Among the lecturers and panelists are Douglas Kellner, University of Texas at Austin; Joe Mehan, Columbia University; and Sakae Ishikawa, Sophia University, Japan. In addition, Zala Volcic, a CU-Boulder journalism graduate student, will present her research on Slovene Media in the 1990s.
Stephen Bates, literary editor of the Wilson Quarterly, will mark the 50th anniversary of the U.S. Hutchins Commission report on A Free and Responsible Press, by discussing the U.S. effort to establish a voluntary code of press responsibility.
Bates is the author of If No News, Send Rumors. He will speak at 9 a.m. Thursday in the University Memorial Center Forum Room. A former fellow of the Annenberg Washington Program and the Woodrow Wilson International Center for Scholars, he holds bachelors and law degrees from Harvard University.
Sean MacBride, a Nobel laureate, was president of the International Commission for the Study of Communication Problems in the late 1970s. The commission was charged by UNESCO to write a report on world communication issues.
The controversial MacBride Report, titled Many Voices, One World: Towards a New More Just and More Efficient World Information and Communication, made charges against media policies and practices, leading to industry pressure on the Reagan administration to withdraw its membership in 1983.
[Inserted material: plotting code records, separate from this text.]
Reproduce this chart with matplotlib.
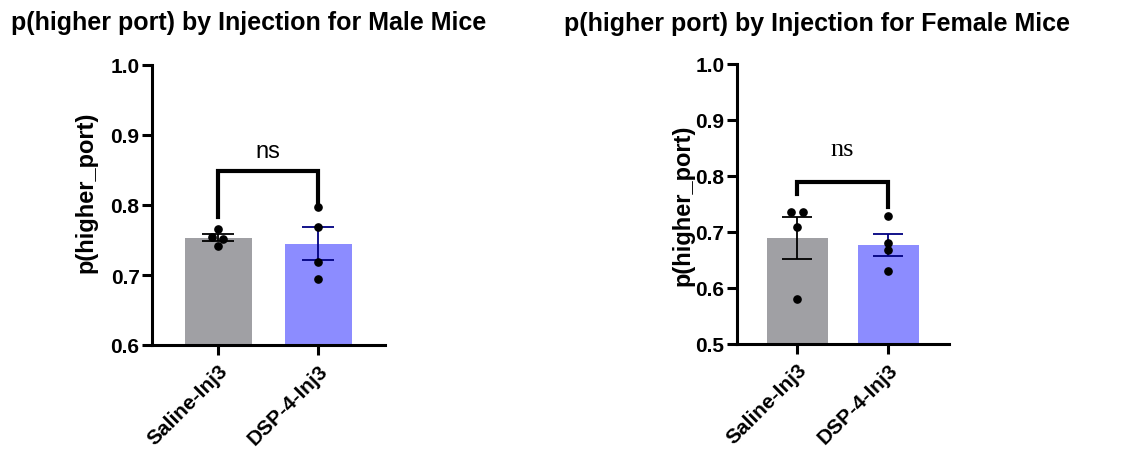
import numpy as np
import matplotlib
matplotlib.use("Agg")
import matplotlib.pyplot as plt

plt.rcParams["font.family"] = ["Liberation Sans", "DejaVu Sans"]
plt.rcParams["font.weight"] = "bold"

# -------------------------
# data
# -------------------------
groups = ["Saline-Inj3", "DSP-4-Inj3"]

male_saline = [0.766, 0.755, 0.751, 0.742]
male_dsp = [0.797, 0.769, 0.718, 0.694]
female_saline = [0.735, 0.735, 0.709, 0.580]
female_dsp = [0.728, 0.680, 0.667, 0.631]

# small horizontal jitter of the dots (axis units)
male_saline_jit = [0.0, -0.06, 0.05, 0.0]
male_dsp_jit = [0.0, 0.0, 0.0, 0.0]
female_saline_jit = [-0.07, 0.06, 0.0, 0.0]
female_dsp_jit = [0.0, 0.0, 0.0, 0.0]

# significance brackets: (top, left leg end, right leg end)
male_bracket = (0.849, 0.783, 0.801)
female_bracket = (0.789, 0.768, 0.744)

bar_colors = ["#A0A0A4", "#8C8CFF"]
err_colors = ["black", "#000080"]

fig = plt.figure(figsize=(11.31, 4.56), dpi=100)


def panel(ax, samples, jitters, bracket, ylim, yticks, capsize, ns_y, ns_font, ns_size):
    x = np.arange(len(samples))
    means = [np.mean(s) for s in samples]
    sems = [np.std(s, ddof=1) / np.sqrt(len(s)) for s in samples]

    ax.bar(x, means, width=0.67, color=bar_colors, zorder=1)
    for i in range(len(samples)):
        ax.errorbar(x[i], means[i], yerr=sems[i], color=err_colors[i],
                    capsize=capsize, capthick=1.3, elinewidth=1.3, zorder=2)
        ax.plot(x[i] + np.array(jitters[i]), samples[i], "o", color="black",
                markersize=5.2, zorder=3)

    top, l_end, r_end = bracket
    ax.plot([0, 0, 1, 1], [l_end, top, top, r_end], color="black",
            linewidth=3, solid_joinstyle="miter", zorder=3)
    ax.text(0.5, ns_y, "ns", ha="center", va="center", fontsize=ns_size,
            family=ns_font, fontweight="normal")

    ax.set_xlim(-0.66, 1.67)
    ax.set_ylim(*ylim)
    ax.set_yticks(yticks)
    ax.set_yticklabels([f"{t:.1f}" for t in yticks], fontsize=15, fontweight="bold")
    ax.set_xticks(x)
    ax.set_xticklabels(groups, rotation=45, ha="right", rotation_mode="anchor",
                       fontsize=15, fontweight="bold")
    for s in ["top", "right"]:
        ax.spines[s].set_visible(False)
    for s in ["left", "bottom"]:
        ax.spines[s].set_linewidth(2.2)
    ax.tick_params(axis="both", length=7, width=2.2, pad=2)
    ax.tick_params(axis="x", pad=4)
    ax.set_ylabel("p(higher_port)", fontsize=17, fontweight="bold")


# -------------------------
# male panel
# -------------------------
ax1 = fig.add_axes([152 / 1131, 1 - 346 / 456, 233 / 1131, 280 / 456])
panel(ax1, [male_saline, male_dsp], [male_saline_jit, male_dsp_jit], male_bracket,
      (0.6, 1.0), [0.6, 0.7, 0.8, 0.9, 1.0], 11.5, 0.877, "Liberation Sans", 17)
ax1.yaxis.set_label_coords(-0.235, 0.55)
fig.text(249 / 1131, 1 - 30 / 456, "p(higher port) by Injection for Male Mice",
         ha="center", va="baseline", fontsize=18, fontweight="bold")

# -------------------------
# female panel
# -------------------------
ax2 = fig.add_axes([737 / 1131, 1 - 345 / 456, 212 / 1131, 280 / 456])
panel(ax2, [female_saline, female_dsp], [female_saline_jit, female_dsp_jit], female_bracket,
      (0.5, 1.0), [0.5, 0.6, 0.7, 0.8, 0.9, 1.0], 10.8, 0.848, "Liberation Serif", 19)
ax2.yaxis.set_label_coords(-0.20, 0.5)
fig.text(817 / 1131, 1 - 31 / 456, "p(higher port) by Injection for Female Mice",
         ha="center", va="baseline", fontsize=18, fontweight="bold")

fig.savefig("out.png", dpi=100)
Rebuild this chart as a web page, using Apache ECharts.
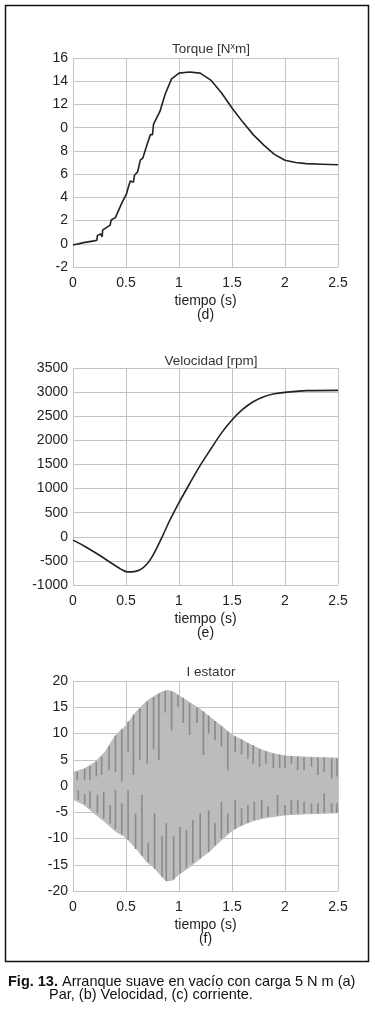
<!DOCTYPE html>
<html>
<head>
<meta charset="utf-8">
<script src="https://cdn.jsdelivr.net/npm/echarts@6/dist/echarts.min.js"></script>
<style>
  html, body { margin: 0; padding: 0; background: #fff; }
  #chart { width: 375px; height: 1014px; }
</style>
</head>
<body>
<div id="chart"></div>
<script>
// ---- datos ----
// (d) Torque
const torqueT = [0, 0.1, 0.2, 0.225, 0.23, 0.26, 0.275, 0.28, 0.3, 0.35, 0.36, 0.4, 0.46, 0.505, 0.52, 0.54, 0.57, 0.58, 0.61, 0.625, 0.635, 0.66, 0.7, 0.73, 0.75, 0.76, 0.82, 0.87, 0.93, 1.0, 1.1, 1.2, 1.3, 1.4, 1.5, 1.6, 1.7, 1.8, 1.9, 2.0, 2.1, 2.2, 2.35, 2.5]
const torqueV = [-0.1, 0.1, 0.25, 0.3, 0.7, 0.85, 0.6, 1.2, 1.3, 1.6, 2.05, 2.25, 3.5, 4.3, 4.8, 5.4, 5.3, 5.9, 6.2, 6.3, 7.2, 7.4, 8.6, 9.4, 9.4, 10.3, 11.4, 12.9, 14.2, 14.7, 14.8, 14.7, 14.1, 13.0, 11.7, 10.5, 9.4, 8.5, 7.7, 7.2, 7.0, 6.9, 6.85, 6.8]
const torqueTicks = ['-2', '0', '2', '4', '6', '8', '0', '12', '14', '16']

// (e) Velocidad
const speedT = [0, 0.1, 0.2, 0.3, 0.4, 0.45, 0.5, 0.55, 0.6, 0.65, 0.7, 0.75, 0.8, 0.85, 0.9, 0.95, 1.0, 1.1, 1.2, 1.3, 1.4, 1.5, 1.6, 1.7, 1.8, 1.9, 2.0, 2.2, 2.5]
const speedV = [-70, -185, -315, -455, -600, -670, -722, -728, -712, -660, -560, -400, -190, 40, 280, 500, 710, 1100, 1480, 1820, 2150, 2420, 2640, 2800, 2905, 2965, 2995, 3030, 3035]

// (f) I estator: envolvente y trazos oscuros [t, desde, hasta]
const currT = [0, 0.1, 0.2, 0.3, 0.4, 0.5, 0.6, 0.7, 0.76, 0.82, 0.88, 0.94, 1.0, 1.1, 1.2, 1.3, 1.4, 1.5, 1.6, 1.7, 1.8, 1.9, 2.0, 2.2, 2.5]
const currUpper = [2.6, 3.2, 4.4, 6.4, 9.6, 11.5, 14.2, 16.2, 17.0, 17.7, 18.2, 18.0, 17.2, 15.9, 14.6, 13.0, 11.4, 9.7, 8.7, 7.6, 6.7, 6.1, 5.7, 5.5, 5.3]
const currLower = [-2.5, -3.5, -5.2, -6.8, -8.6, -9.8, -12, -14.5, -15.4, -16.8, -18.1, -17.9, -16.8, -15.4, -13.8, -12.2, -10.3, -8.5, -7.4, -6.6, -6.1, -5.8, -5.5, -5.3, -5.1]
const upperStreaks = [
  [0.04, 2.7, 1.1], [0.11, 3.3, 1.1], [0.16, 3.8, 1.1], [0.22, 4.6, 1.8], [0.27, 5.6, 2.1],
  [0.34, 7.6, 3.0], [0.40, 9.6, 2.7], [0.46, 10.8, 0.8], [0.52, 12.3, 6.5], [0.57, 13.6, 2.1],
  [0.63, 14.8, 5.0], [0.70, 16.0, 4.3], [0.76, 16.9, 7.0], [0.81, 17.6, 4.9], [0.87, 18.1, 14.0],
  [0.93, 18.0, 10.6], [0.99, 17.3, 15.0], [1.04, 16.8, 12.0], [1.10, 15.8, 9.7], [1.17, 15.0, 12.0],
  [1.23, 14.2, 5.9], [1.28, 13.4, 10.0], [1.34, 12.4, 8.7], [1.40, 11.4, 7.5], [1.46, 10.4, 3.0],
  [1.53, 9.5, 6.5], [1.59, 8.9, 6.0], [1.65, 8.2, 5.2], [1.70, 7.8, 4.3], [1.76, 7.0, 3.7],
  [1.82, 6.6, 4.3], [1.89, 6.2, 3.4], [1.95, 6.0, 3.4], [2.00, 5.8, 3.4], [2.06, 5.7, 4.3],
  [2.12, 5.6, 3.0], [2.18, 5.5, 3.0], [2.25, 5.5, 3.7], [2.31, 5.4, 2.1], [2.37, 5.4, 2.7],
  [2.44, 5.3, 1.4], [2.49, 5.3, 1.8]
]
const lowerStreaks = [
  [0.05, -2.6, -0.8], [0.11, -3.4, -1.5], [0.16, -4.2, -1.0], [0.23, -5.2, -1.7], [0.29, -6.2, -1.1],
  [0.35, -7.2, -3.6], [0.40, -8.2, -0.8], [0.46, -9.2, -3.3], [0.52, -10.2, -0.8], [0.59, -12.0, -5.3],
  [0.65, -13.3, -1.7], [0.71, -14.5, -10.8], [0.77, -15.8, -5.2], [0.84, -17.3, -9.6], [0.88, -18.1, -7.1],
  [0.95, -17.8, -9.6], [1.01, -16.6, -7.8], [1.07, -15.6, -8.4], [1.13, -14.6, -6.5], [1.20, -13.8, -5.2],
  [1.28, -12.6, -4.6], [1.34, -11.3, -7.1], [1.40, -10.0, -3.0], [1.46, -9.0, -5.2], [1.53, -8.2, -2.6],
  [1.59, -7.6, -4.2], [1.65, -7.0, -3.6], [1.71, -6.5, -3.0], [1.78, -6.1, -2.6], [1.84, -5.9, -3.9],
  [1.93, -5.6, -1.7], [2.00, -5.5, -3.6], [2.06, -5.4, -2.6], [2.12, -5.3, -2.6], [2.18, -5.3, -3.0],
  [2.25, -5.2, -3.3], [2.31, -5.2, -3.3], [2.37, -5.1, -1.4], [2.44, -5.1, -3.3], [2.49, -5.1, -3.3]
]

const xTicks = ['0', '0.5', '1', '1.5', '2', '2.5']

// ---- estilos comunes ----
const FONT = "'Liberation Sans', Arial, sans-serif"
const textColor = '#222'
const gridColor = '#c4c4c4'

function pairs(xs, ys) {
  return xs.map((x, i) => [x, ys[i]])
}

function xAxisCfg(gridIndex, tag) {
  return {
    gridIndex,
    type: 'value',
    min: 0,
    max: 2.5,
    interval: 0.5,
    axisLine: { show: false },
    axisTick: { show: false },
    splitLine: { show: true, lineStyle: { color: gridColor, width: 1 } },
    axisLabel: {
      color: textColor,
      fontFamily: FONT,
      fontSize: 14,
      margin: 9,
      formatter: (v) => xTicks[Math.round(v / 0.5)]
    },
    name: 'tiempo (s)\n' + tag,
    nameLocation: 'middle',
    nameGap: 27,
    nameTextStyle: { color: textColor, fontFamily: FONT, fontSize: 14, lineHeight: 14 }
  }
}

function yAxisCfg(gridIndex, min, max, interval, formatter) {
  return {
    gridIndex,
    type: 'value',
    min,
    max,
    interval,
    axisLine: { show: false },
    axisTick: { show: false },
    splitLine: { show: true, lineStyle: { color: gridColor, width: 1 } },
    axisLabel: { color: textColor, fontFamily: FONT, fontSize: 14, margin: 5, formatter }
  }
}

// trazo vertical oscuro dentro de la envolvente
function streakItem(params, api) {
  const a = api.coord([api.value(0), api.value(1)])
  const b = api.coord([api.value(0), api.value(2)])
  return {
    type: 'rect',
    shape: { x: a[0] - 0.8, y: Math.min(a[1], b[1]), width: 1.6, height: Math.abs(b[1] - a[1]) },
    style: { fill: '#8a8a8a' }
  }
}

const chart = echarts.init(document.getElementById('chart'), null, { renderer: 'canvas' })

const titleStyle = { fontFamily: FONT, fontSize: 13.5, fontWeight: 'normal', color: '#333' }

const option = {
  backgroundColor: '#fff',
  animation: false,
  title: [
    {
      text: '{n|Torque [N}{s|x}{n|m]}',
      left: 206, top: 37, textAlign: 'center',
      textStyle: { fontWeight: 'normal', rich: {
        n: { fontFamily: FONT, fontSize: 13.5, fontWeight: 'normal', color: '#333' },
        s: { fontFamily: FONT, fontSize: 9, fontWeight: 'normal', color: '#333', verticalAlign: 'top', padding: [0, 0, 5, 0] }
      } }
    },
    { text: 'Velocidad [rpm]', left: 206, top: 349, textAlign: 'center', textStyle: titleStyle },
    { text: 'I estator', left: 206, top: 660, textAlign: 'center', textStyle: titleStyle }
  ],
  grid: [
    { left: 73, width: 265, top: 58, height: 209 },
    { left: 73, width: 265, top: 368, height: 217 },
    { left: 73, width: 265, top: 681, height: 210 }
  ],
  xAxis: [xAxisCfg(0, '(d)'), xAxisCfg(1, '(e)'), xAxisCfg(2, '(f)')],
  yAxis: [
    yAxisCfg(0, -2, 16, 2, (v) => torqueTicks[Math.round((v + 2) / 2)]),
    yAxisCfg(1, -1000, 3500, 500, (v) => String(v)),
    yAxisCfg(2, -20, 20, 5, (v) => String(v))
  ],
  series: [
    {
      type: 'line', xAxisIndex: 0, yAxisIndex: 0,
      data: pairs(torqueT, torqueV),
      showSymbol: false,
      lineStyle: { color: '#222', width: 1.6 }
    },
    {
      type: 'line', xAxisIndex: 1, yAxisIndex: 1,
      data: pairs(speedT, speedV),
      smooth: 0.3,
      showSymbol: false,
      lineStyle: { color: '#222', width: 1.6 }
    },
    {
      type: 'line', xAxisIndex: 2, yAxisIndex: 2,
      data: pairs(currT, currUpper),
      showSymbol: false,
      lineStyle: { color: '#bcbcbc', width: 1 },
      areaStyle: { color: '#bcbcbc', opacity: 1 }
    },
    {
      type: 'line', xAxisIndex: 2, yAxisIndex: 2,
      data: pairs(currT, currLower),
      showSymbol: false,
      lineStyle: { color: '#bcbcbc', width: 1 },
      areaStyle: { color: '#bcbcbc', opacity: 1 }
    },
    {
      type: 'custom', coordinateSystem: 'cartesian2d', xAxisIndex: 2, yAxisIndex: 2,
      z: 5,
      encode: { x: 0, y: [1, 2] },
      renderItem: streakItem,
      data: upperStreaks
    },
    {
      type: 'custom', coordinateSystem: 'cartesian2d', xAxisIndex: 2, yAxisIndex: 2,
      z: 5,
      encode: { x: 0, y: [1, 2] },
      renderItem: streakItem,
      data: lowerStreaks
    }
  ],
  graphic: [
    {
      type: 'rect',
      shape: { x: 5.5, y: 5.5, width: 363, height: 956 },
      style: { fill: null, stroke: '#111', lineWidth: 1.5 },
      silent: true
    },
    {
      type: 'text', left: 8, top: 974,
      style: {
        text: '{b|Fig. 13.} Arranque suave en vacío con carga 5 N m (a)',
        font: '14.5px ' + FONT, fill: '#111',
        rich: { b: { fontWeight: 'bold', fontFamily: FONT, fontSize: 14.5, fill: '#111' } }
      }
    },
    {
      type: 'text', left: 49, top: 987,
      style: { text: 'Par, (b) Velocidad, (c) corriente.', font: '14.5px ' + FONT, fill: '#111' }
    }
  ]
}

chart.setOption(option)
</script>
</body>
</html>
Since that time, efforts have been made to continue discussions deriving from the MacBride Report focusing on communication and human rights, and social and cultural citizenship. These activities have been manifested primarily in a series of MacBride Roundtables.
Past roundtables have been held around the world in Harare, Zimbabwe (1989), Prague (1990), Istanbul (1991), Dublin (1993), Honolulu (1994), and Seoul (1996). The roundtables are the main forum for advocates and analysts of the NWICO (New World Information and Communication Order) Movement, alluded to in the title of the MacBride Report.
The Boulder MacBride Roundtable will be the first such meeting in North America.